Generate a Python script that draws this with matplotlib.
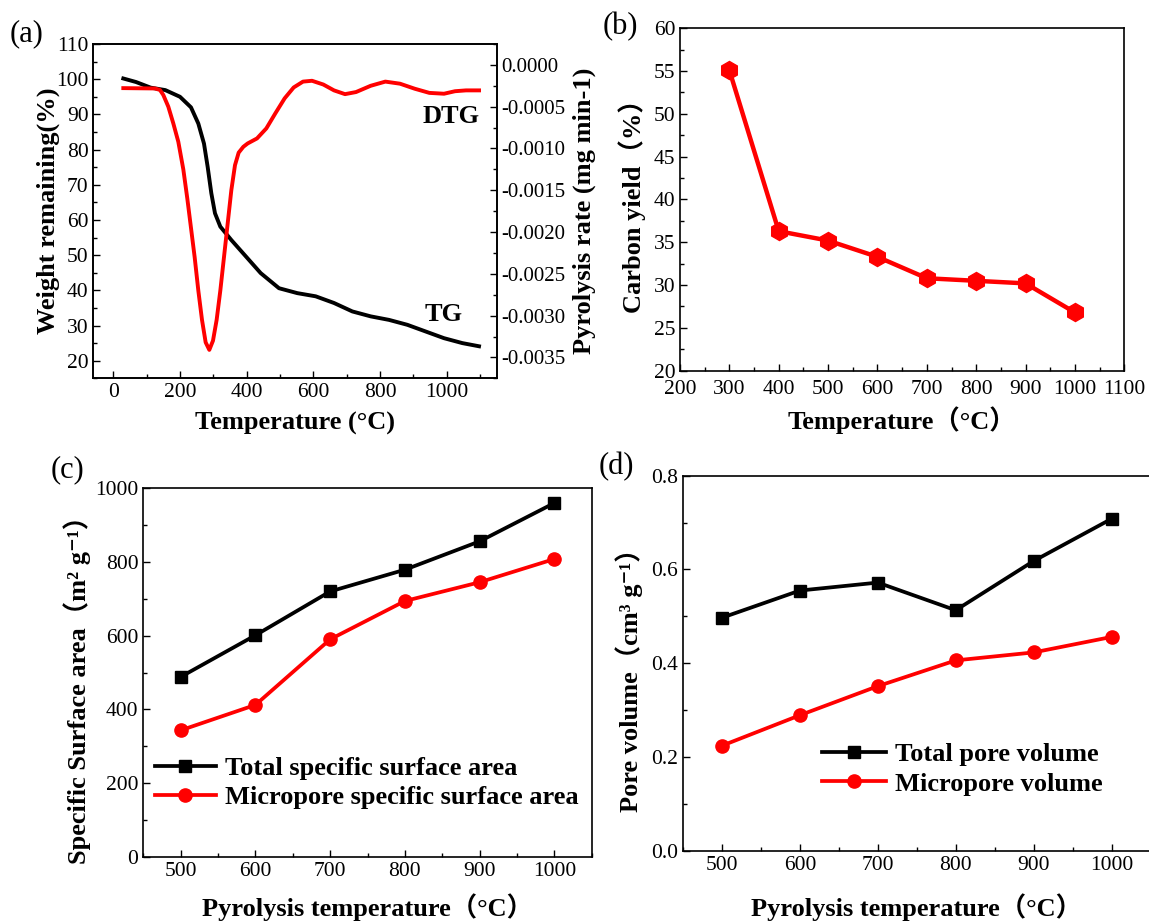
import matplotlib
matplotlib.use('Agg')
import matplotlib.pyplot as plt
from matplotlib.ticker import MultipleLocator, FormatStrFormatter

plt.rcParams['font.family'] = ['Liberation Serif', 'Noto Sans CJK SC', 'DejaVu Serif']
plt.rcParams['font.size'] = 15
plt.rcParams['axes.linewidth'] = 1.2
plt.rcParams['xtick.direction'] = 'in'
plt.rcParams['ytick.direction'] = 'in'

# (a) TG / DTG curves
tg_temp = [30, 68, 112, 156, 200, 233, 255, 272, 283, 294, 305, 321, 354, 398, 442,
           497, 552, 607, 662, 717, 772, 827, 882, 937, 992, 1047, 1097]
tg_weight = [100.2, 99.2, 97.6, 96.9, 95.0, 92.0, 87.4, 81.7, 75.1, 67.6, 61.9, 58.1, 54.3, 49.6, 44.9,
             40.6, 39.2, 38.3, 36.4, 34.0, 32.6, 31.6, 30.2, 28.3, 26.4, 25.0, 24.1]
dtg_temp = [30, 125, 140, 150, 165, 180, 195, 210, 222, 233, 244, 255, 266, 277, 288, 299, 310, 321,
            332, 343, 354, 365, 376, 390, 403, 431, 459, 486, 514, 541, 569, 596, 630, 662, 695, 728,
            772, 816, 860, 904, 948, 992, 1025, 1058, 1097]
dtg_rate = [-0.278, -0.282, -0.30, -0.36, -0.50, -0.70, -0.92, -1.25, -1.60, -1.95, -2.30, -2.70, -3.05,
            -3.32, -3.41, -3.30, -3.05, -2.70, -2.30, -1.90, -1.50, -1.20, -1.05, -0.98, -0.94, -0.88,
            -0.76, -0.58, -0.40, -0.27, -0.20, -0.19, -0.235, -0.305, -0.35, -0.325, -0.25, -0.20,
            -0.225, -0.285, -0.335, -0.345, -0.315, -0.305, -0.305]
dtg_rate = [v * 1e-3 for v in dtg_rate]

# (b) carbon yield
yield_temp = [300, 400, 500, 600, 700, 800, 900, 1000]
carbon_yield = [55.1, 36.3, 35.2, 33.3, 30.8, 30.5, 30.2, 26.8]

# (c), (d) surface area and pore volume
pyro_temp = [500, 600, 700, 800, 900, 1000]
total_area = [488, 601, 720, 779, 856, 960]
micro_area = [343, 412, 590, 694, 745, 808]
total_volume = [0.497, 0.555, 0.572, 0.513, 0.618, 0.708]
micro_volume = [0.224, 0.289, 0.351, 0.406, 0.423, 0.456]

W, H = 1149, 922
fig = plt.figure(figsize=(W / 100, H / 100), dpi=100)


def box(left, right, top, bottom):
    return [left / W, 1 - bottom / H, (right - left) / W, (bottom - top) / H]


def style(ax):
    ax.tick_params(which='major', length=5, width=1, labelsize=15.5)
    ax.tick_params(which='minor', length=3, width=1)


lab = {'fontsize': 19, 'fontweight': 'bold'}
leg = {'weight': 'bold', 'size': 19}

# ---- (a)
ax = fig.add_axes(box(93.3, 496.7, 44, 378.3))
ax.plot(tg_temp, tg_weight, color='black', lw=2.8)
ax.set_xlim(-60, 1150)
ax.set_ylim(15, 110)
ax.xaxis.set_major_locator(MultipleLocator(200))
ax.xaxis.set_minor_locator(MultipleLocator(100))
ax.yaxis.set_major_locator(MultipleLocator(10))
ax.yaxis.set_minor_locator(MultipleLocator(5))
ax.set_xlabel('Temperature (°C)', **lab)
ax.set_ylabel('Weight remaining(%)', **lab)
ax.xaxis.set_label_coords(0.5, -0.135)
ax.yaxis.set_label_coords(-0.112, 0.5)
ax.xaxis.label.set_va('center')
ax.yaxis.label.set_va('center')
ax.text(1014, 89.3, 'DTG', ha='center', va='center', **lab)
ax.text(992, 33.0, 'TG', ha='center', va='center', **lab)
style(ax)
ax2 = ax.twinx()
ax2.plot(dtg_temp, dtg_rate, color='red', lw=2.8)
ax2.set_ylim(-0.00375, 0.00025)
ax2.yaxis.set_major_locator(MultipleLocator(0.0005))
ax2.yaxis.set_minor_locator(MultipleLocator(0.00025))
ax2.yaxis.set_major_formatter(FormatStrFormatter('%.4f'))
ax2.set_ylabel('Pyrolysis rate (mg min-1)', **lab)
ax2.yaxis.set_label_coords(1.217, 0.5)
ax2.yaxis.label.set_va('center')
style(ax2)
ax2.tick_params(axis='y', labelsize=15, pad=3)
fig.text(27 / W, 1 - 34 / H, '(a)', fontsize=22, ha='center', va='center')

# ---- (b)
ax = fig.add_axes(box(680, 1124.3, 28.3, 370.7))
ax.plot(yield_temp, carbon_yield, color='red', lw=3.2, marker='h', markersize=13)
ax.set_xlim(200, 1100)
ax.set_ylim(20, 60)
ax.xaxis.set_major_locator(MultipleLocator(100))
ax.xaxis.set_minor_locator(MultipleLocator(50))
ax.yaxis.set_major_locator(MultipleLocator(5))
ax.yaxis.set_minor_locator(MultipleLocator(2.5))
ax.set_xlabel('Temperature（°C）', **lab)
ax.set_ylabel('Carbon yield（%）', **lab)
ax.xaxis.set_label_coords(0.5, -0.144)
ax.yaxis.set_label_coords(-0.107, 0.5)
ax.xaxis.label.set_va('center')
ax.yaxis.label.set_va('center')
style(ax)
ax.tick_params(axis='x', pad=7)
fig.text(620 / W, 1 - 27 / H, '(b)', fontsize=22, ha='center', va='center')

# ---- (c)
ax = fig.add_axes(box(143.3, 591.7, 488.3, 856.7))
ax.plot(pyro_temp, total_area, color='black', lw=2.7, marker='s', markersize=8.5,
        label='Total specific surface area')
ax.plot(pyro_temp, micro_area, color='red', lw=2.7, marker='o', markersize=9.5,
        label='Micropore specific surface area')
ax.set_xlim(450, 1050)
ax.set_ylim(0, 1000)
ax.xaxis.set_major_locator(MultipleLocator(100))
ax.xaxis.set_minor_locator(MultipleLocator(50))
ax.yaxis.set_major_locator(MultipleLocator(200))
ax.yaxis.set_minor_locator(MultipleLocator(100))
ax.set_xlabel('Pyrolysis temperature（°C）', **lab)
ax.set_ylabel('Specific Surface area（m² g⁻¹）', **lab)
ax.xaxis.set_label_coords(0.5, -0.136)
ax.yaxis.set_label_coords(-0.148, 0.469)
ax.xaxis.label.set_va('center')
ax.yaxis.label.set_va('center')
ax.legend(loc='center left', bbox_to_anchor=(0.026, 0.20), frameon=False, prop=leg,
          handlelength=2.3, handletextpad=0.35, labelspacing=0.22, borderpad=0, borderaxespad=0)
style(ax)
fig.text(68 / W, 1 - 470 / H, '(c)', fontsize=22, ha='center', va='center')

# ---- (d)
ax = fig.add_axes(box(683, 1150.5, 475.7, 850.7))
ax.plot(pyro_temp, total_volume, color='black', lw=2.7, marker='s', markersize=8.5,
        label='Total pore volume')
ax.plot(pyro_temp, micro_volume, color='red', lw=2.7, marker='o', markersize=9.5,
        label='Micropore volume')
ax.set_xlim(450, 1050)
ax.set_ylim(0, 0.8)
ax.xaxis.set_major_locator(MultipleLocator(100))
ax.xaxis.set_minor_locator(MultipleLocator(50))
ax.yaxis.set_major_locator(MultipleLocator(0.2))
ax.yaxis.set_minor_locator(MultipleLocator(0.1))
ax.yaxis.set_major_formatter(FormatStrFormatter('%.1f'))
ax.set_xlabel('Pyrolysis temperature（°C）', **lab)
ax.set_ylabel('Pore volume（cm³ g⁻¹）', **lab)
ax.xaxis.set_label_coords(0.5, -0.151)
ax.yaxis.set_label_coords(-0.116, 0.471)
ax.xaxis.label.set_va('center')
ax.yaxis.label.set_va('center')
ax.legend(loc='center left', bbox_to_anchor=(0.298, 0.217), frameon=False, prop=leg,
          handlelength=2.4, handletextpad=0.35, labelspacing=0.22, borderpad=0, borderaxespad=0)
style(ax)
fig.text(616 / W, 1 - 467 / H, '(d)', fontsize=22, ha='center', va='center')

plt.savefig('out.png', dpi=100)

* * * * *

- _INSTRUCTIONS FOR THE TASK_: Quote, exactly and only, the lines from the first line of the data above through the line containing "plt.rcParams['ytick.direction'] = 'in'". The pictures do not belong in it.

- _RESULT OF THIS EXERCISE_:
Generate a Python script that draws this with matplotlib.
import matplotlib
matplotlib.use('Agg')
import matplotlib.pyplot as plt
from matplotlib.ticker import MultipleLocator, FormatStrFormatter

plt.rcParams['font.family'] = ['Liberation Serif', 'Noto Sans CJK SC', 'DejaVu Serif']
plt.rcParams['font.size'] = 15
plt.rcParams['axes.linewidth'] = 1.2
plt.rcParams['xtick.direction'] = 'in'
plt.rcParams['ytick.direction'] = 'in'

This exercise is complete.